The 2017 price surge may be a bubble. It could also be a sign that cryptocurrency is finally ready to go mainstream as the number of cryptocurrencies and tokens multiply into the thousands. And while cryptocurrency entrepreneur Julian Hosp says bitcoin’s meteoric climb isn’t yet done, he sees a longer roller-coaster ride ahead.

“I think we’re going to see bitcoin hitting the $60,000 mark, but I also think we’re going to see bitcoin hitting the $5,000 mark,” Hosp, co-founder and president of TenX, told CNBC.

  1. Corporate Tax Cuts Exceeded Expectations

Congress passed a major overhaul of U.S. tax law in 2017. Under the law, aimed at providing relief to big business and further stimulate the economy, corporations will get a permanent tax cut of 14 percentage points, its lowest level since 1939.

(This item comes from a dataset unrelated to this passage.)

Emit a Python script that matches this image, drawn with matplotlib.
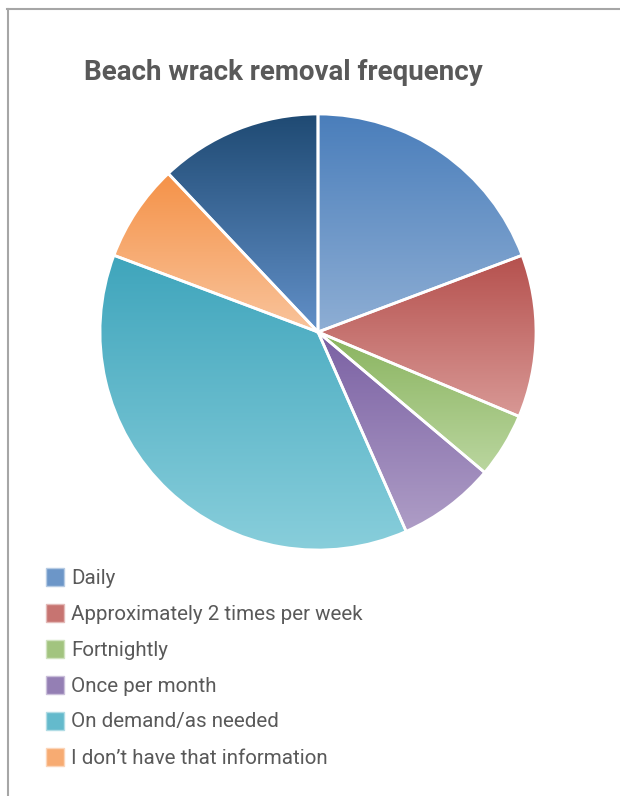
import numpy as np
import matplotlib
matplotlib.use('Agg')
import matplotlib.pyplot as plt
from matplotlib.colors import to_rgb
from matplotlib.patches import Rectangle
from matplotlib.lines import Line2D

# Datos (respuestas por categoría)
categories = ['Daily', 'Approximately 2 times per week', 'Fortnightly',
              'Once per month', 'On demand/as needed', "I don\u2019t have that information",
              'Other']
counts = [16, 10, 4, 6, 31, 6, 10]
legend_labels = categories[:6]

# gradiente: (color arriba, color abajo)
grad_colors = [('#4A7EBB', '#8EAED4'),
               ('#B5504D', '#D89895'),
               ('#89B35E', '#BAD69F'),
               ('#7A60A3', '#AE9DC6'),
               ('#3FA5BC', '#88CEDB'),
               ('#F59248', '#F9C49C'),
               ('#1F4A73', '#6290C8')]
text_color = '#595959'

fig = plt.figure(figsize=(6.2, 7.96), dpi=100)

# marco gris (arriba e izquierda)
fig.add_artist(Line2D([7/620, 1.0], [1 - 9/796, 1 - 9/796], transform=fig.transFigure,
                      color='#A6A6A6', lw=1.5))
fig.add_artist(Line2D([8/620, 8/620], [0, 1 - 9/796], transform=fig.transFigure,
                      color='#A6A6A6', lw=1.5))

fig.text(84/620, 1 - 72/796, 'Beach wrack removal frequency', fontsize=20,
         fontweight='bold', family='Roboto', color=text_color, va='center', ha='left')

ax = fig.add_axes([100/620, 1 - 550/796, 436/620, 436/796])
wedges, _ = ax.pie(counts, startangle=90, counterclock=False, radius=1,
                   wedgeprops=dict(edgecolor='white', linewidth=2, facecolor='none'))

for w, (top, bot) in zip(wedges, grad_colors):
    w.set_facecolor('none')
    ext = w.get_path().get_extents()
    t = np.linspace(0, 1, 256)[:, None]
    grad = (1 - t) * np.array(to_rgb(top)) + t * np.array(to_rgb(bot))
    im = ax.imshow(grad[:, None, :], extent=[ext.x0, ext.x1, ext.y0, ext.y1],
                   origin='upper', aspect='auto', zorder=0.5, interpolation='bilinear')
    im.set_clip_path(w)

ax.set_xlim(-1, 1)
ax.set_ylim(-1, 1)
ax.set_aspect('equal')
ax.axis('off')

# Leyenda
for i, lab in enumerate(legend_labels):
    top, bot = grad_colors[i]
    c = 0.5 * (np.array(to_rgb(top)) + np.array(to_rgb(bot)))
    edge = 0.5 * c + 0.5
    yc = 577 + 36 * i
    fig.add_artist(Rectangle((46/620, 1 - (yc + 9)/796), 18/620, 18/796,
                             transform=fig.transFigure, facecolor=c, edgecolor=edge, lw=1))
    fig.text(71/620, 1 - (yc + 1)/796, lab, fontsize=14.8, family='Roboto',
             color=text_color, va='center', ha='left')

plt.savefig('out.png', dpi=100)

On December 22, Trump signed the Tax Cuts and Jobs Act, which reduced the corporate tax rate from 35 percent to 21 percent beginning in 2018. The act also raises the standard deduction for pass-through businesses – including sole proprietorships, partnerships, limited liability companies, and S corporations – to 20 percent.

The new tax law also promotes a transition from the current “worldwide” tax system to a “territorial” system. Under the worldwide system, multinationals are taxed on foreign earned income, so they don’t actually pay the tax until they bring the profits home. Many corporations, therefore, leave their accounts overseas.

Under the territorial system, businesses aren’t taxed on that foreign profit, so they are more likely to reinvest it in the United States. Under the act, companies can repatriate $2.6 trillion held in foreign cash stockpiles and only pay a one-time tax rate of 15.5 percent on cash and 8 percent on equipment.